Et mélancolique à souhait ?
D'habitude, je me bride vachement là-dessus. Ici, je me suis laissé aller. Mélancolie ou en tout cas gravité, c'est certain. Mais toujours en espérant, par contre, que cela ne fasse pas mal. Je n'ai pas envie d'être ni agressif, ni glauque, ni tourmenté. Si c'est une mélancolie, autant qu'elle soit douce et agréable.
Votre écriture est plus que jamais "souchonienne", ne trouvez-vous pas ?
Il y a deux paramètres que j'adore et qui sont très importants chez Alain Souchon. Le premier, c'est sa posture de chanteur qui n'est pas super-héros. Le second, c'est qu'il est plus fort et plus poétique que les autres pour s'exprimer. Il ne cherche pas du tout à jouer au bras de fer. Je me reconnais en lui dans ma volonté à être fort dans mon expression et à ne pas vouloir jouer les gros bras. J'ai un livre avec des textes de Souchon et je ne me lasse pas d'y replonger régulièrement.
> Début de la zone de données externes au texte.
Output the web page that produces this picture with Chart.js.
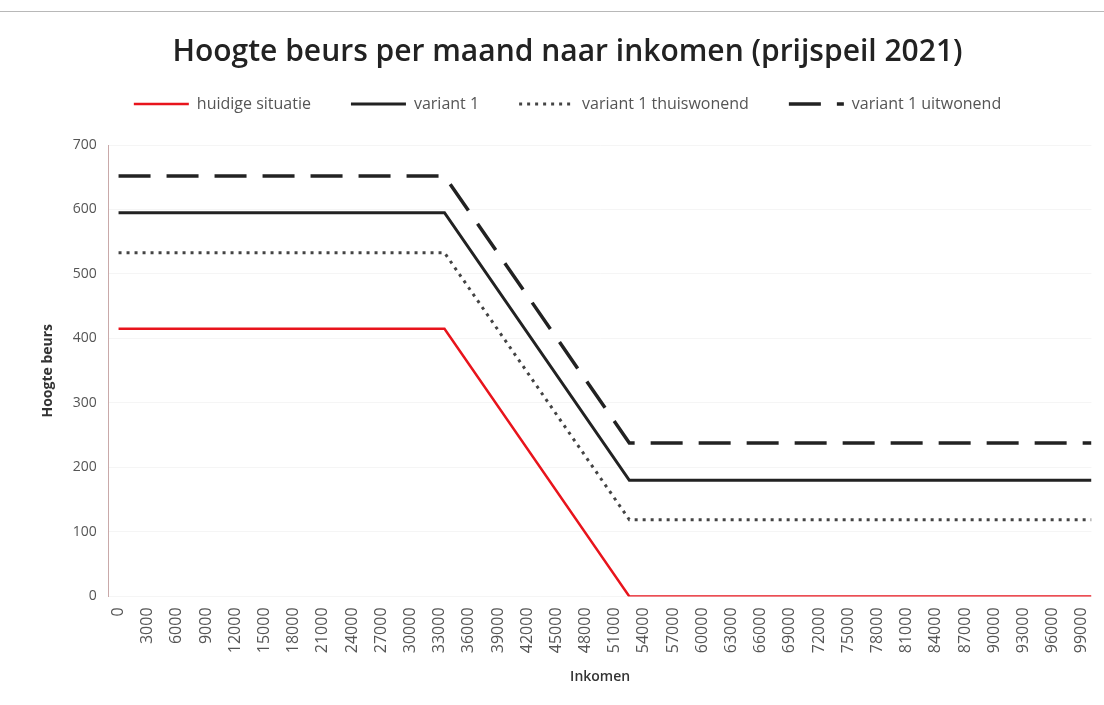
<!DOCTYPE html>
<html>
<head>
<meta charset="utf-8">
<script src="https://cdn.jsdelivr.net/npm/chart.js@4/dist/chart.umd.min.js"></script>
<style>
  html, body { margin: 0; padding: 0; background: #fff; }
  #wrap { width: 1104px; height: 705px; position: relative; }
  #topline { position: absolute; left: 0; top: 11px; width: 1104px; height: 1px; background: #b8b8b8; }
</style>
</head>
<body>
<div id="wrap">
  <div id="topline"></div>
  <canvas id="chart" width="1104" height="705"></canvas>
</div>
<script>
// inkomen op de knikpunten (x) en hoogte beurs per variant (y)
const inkomen = [0, 33500, 52500, 100000];
const huidig = [415, 415, 0, 0];
const variant1 = [595, 595, 180, 180];
const thuiswonend = [533, 533, 119, 119];
const uitwonend = [652, 652, 238, 238];

// labels op de x-as, om de 3000
const xTicks = [];
for (let v = 0; v <= 99000; v += 3000) xTicks.push(v);

const pts = ys => inkomen.map((x, i) => ({ x: x, y: ys[i] }));

// wat extra ruimte onder de legenda
const legendRuimte = {
    id: 'legendRuimte',
    beforeInit(chart) {
        const fit = chart.legend.fit;
        chart.legend.fit = function () {
            fit.bind(chart.legend)();
            this.height += 23;
        };
    }
};

let ctx = document.getElementById('chart').getContext('2d');
let beursChart = new Chart(ctx, {
    type: 'line',
    data: {
        datasets: [{
            label: 'huidige situatie',
            data: pts(huidig),
            borderColor: '#e8141c',
            backgroundColor: '#e8141c',
            borderWidth: 2.5
        }, {
            label: 'variant 1',
            data: pts(variant1),
            borderColor: '#222222',
            backgroundColor: '#222222',
            borderWidth: 3
        }, {
            label: 'variant 1 thuiswonend',
            data: pts(thuiswonend),
            borderColor: '#444444',
            backgroundColor: '#444444',
            borderWidth: 3,
            borderDash: [3, 5]
        }, {
            label: 'variant 1 uitwonend',
            data: pts(uitwonend),
            borderColor: '#222222',
            backgroundColor: '#222222',
            borderWidth: 3.5,
            borderDash: [32, 16]
        }]
    },
    plugins: [legendRuimte],
    options: {
        responsive: false,
        animation: false,
        layout: { padding: { left: 36, right: 5, top: 20, bottom: 20 } },
        elements: { point: { radius: 0 }, line: { tension: 0 } },
        plugins: {
            title: {
                display: true,
                text: 'Hoogte beurs per maand naar inkomen (prijspeil 2021)',
                color: '#222',
                font: { family: 'Open Sans', size: 30, weight: '600' },
                padding: { top: 14, bottom: -14 }
            },
            legend: {
                labels: {
                    usePointStyle: true,
                    pointStyle: 'line',
                    pointStyleWidth: 55,
                    color: '#555',
                    font: { family: 'Open Sans', size: 16 },
                    padding: 40,
                    generateLabels: chart => Chart.defaults.plugins.legend.labels.generateLabels(chart).map(item => {
                        const ds = chart.data.datasets[item.datasetIndex];
                        item.lineDash = ds.borderDash || [];
                        item.lineWidth = ds.borderWidth;
                        item.strokeStyle = ds.borderColor;
                        return item;
                    })
                }
            },
            tooltip: { enabled: false }
        },
        scales: {
            x: {
                type: 'linear',
                min: -1000,
                max: 100000,
                afterBuildTicks: scale => { scale.ticks = xTicks.map(v => ({ value: v })); },
                ticks: {
                    autoSkip: false,
                    minRotation: 90,
                    maxRotation: 90,
                    color: '#555',
                    font: { family: 'Open Sans', size: 16 },
                    callback: v => String(v)
                },
                grid: { display: false },
                border: { display: false },
                title: {
                    display: true,
                    text: 'Inkomen',
                    color: '#333',
                    font: { family: 'Open Sans', size: 14, weight: '600' },
                    padding: { top: 12, bottom: 0 }
                }
            },
            y: {
                min: 0,
                max: 700,
                ticks: {
                    stepSize: 100,
                    color: '#555',
                    padding: 12,
                    font: { family: 'Open Sans', size: 14 }
                },
                grid: { color: 'rgba(0,0,0,0.04)', drawTicks: false },
                border: { display: true, color: '#c9a9a9' },
                title: {
                    display: true,
                    text: 'Hoogte beurs',
                    color: '#333',
                    font: { family: 'Open Sans', size: 14, weight: 'bold' },
                    padding: { bottom: 4 }
                }
            }
        }
    }
});
</script>
</body>
</html>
Le grand amour, une chanson cinématographique ?
Je n'ai eu aucune vision spécifique pour cette chanson. Je me souviens juste comment je l'ai composée, que j'ai plusieurs versions de ce morceau et que j'ai pu rapidement l'essayer sur scène. Par l'intermédiaire de Bastien Lallemant, un ami chanteur, je participe à des siestes acoustiques dans lesquelles on joue des chansons sans micro devant des gens qui roupillent à moitié. C'est un laboratoire formidable. Donc j'amène mes chansons pour les développer. Celle-ci fait partie des plus anciennes.
Si on se réfère à votre répertoire, l'amour enfui n'est-il pas votre grande angoisse ?
Ce qui est surtout obsessionnel chez moi, c'est comment évoquer la manière de faire durer l'amour sachant que celui-ci s'enfuit facilement. Quand on a 45 ans, l'amour-passion, l'amour incandescent, c'est du passé. Le plus difficile dans une histoire, c'est de savoir ou de pouvoir jouer les prolongations. Ce disque, c'est L'amour saison 2 (rires).
"Tu dis l'empire la réussite, le succès le mérite (…) c'est dans la tête tout ça, c'est dans la tête", écrivez-vous dans la chanson Dans la tête. Et vous, estimez-vous avoir le succès que vous méritez ?
À mon échelle, je jouis de mon succès. Mais je sais que plus de succès, c'est aussi plus de jouissance et d'une certaine manière plus de problèmes. Je ne suis pas dupe sur les vertus du succès à titre individuel. C'est à chaque fois complexe. Il n'en reste pas moins que je reste persuadé que le succès, aussi agréable soit-il, ne règle rien.
Pourquoi la voix de Vanessa Paradis à la fin de la chanson Ado ?
J'étais chez moi et j'avais cet instrumental à la fin de cette chanson. Je me suis souvenu que dans le titre Adrienne, un duo avec Vanessa dans mon album Bungalow, à un moment elle dit "Viens". Je trouvais ça tellement touchant et fort sa manière de le dire que je lui ai envoyé un mot à Los Angeles. Je lui ai demandé si elle pouvait éventuellement me laisser un message sur mon répondeur en me disant avec insistance et grande amitié de venir. Au départ, c'était un jeu. Mais elle et moi avons adoré le résultat et du coup, je l'ai mis à la fin de la chanson. C'était quelque chose d'assez spontané.
Est-ce que ce titre est autobiographique ?
L'ado qui reste en perfecto et en rangers sur la plage alors que tout le monde va se baigner, c'était moi. J'avais envie de parler de ça avec tendresse plutôt qu'avec moquerie. C'était une période très douloureuse.
Difficile de vous imaginer insupportable et rebelle. Auriez-vous pu vraiment déraper à cette époque ?
J'ai eu la chance d'être issu d'un milieu très équilibré. Je suis allé à Saint-Luc, une école à Tournai qui m'a fait un bien fou. Comme j'avais redoublé ma seconde, c'est là que cela aurait pu être dangereux. Cette école et l'enseignement belge m'ont rattrapé tout en douceur. Son environnement m'a sauvé d'une adolescence et d'une intériorité très explosive.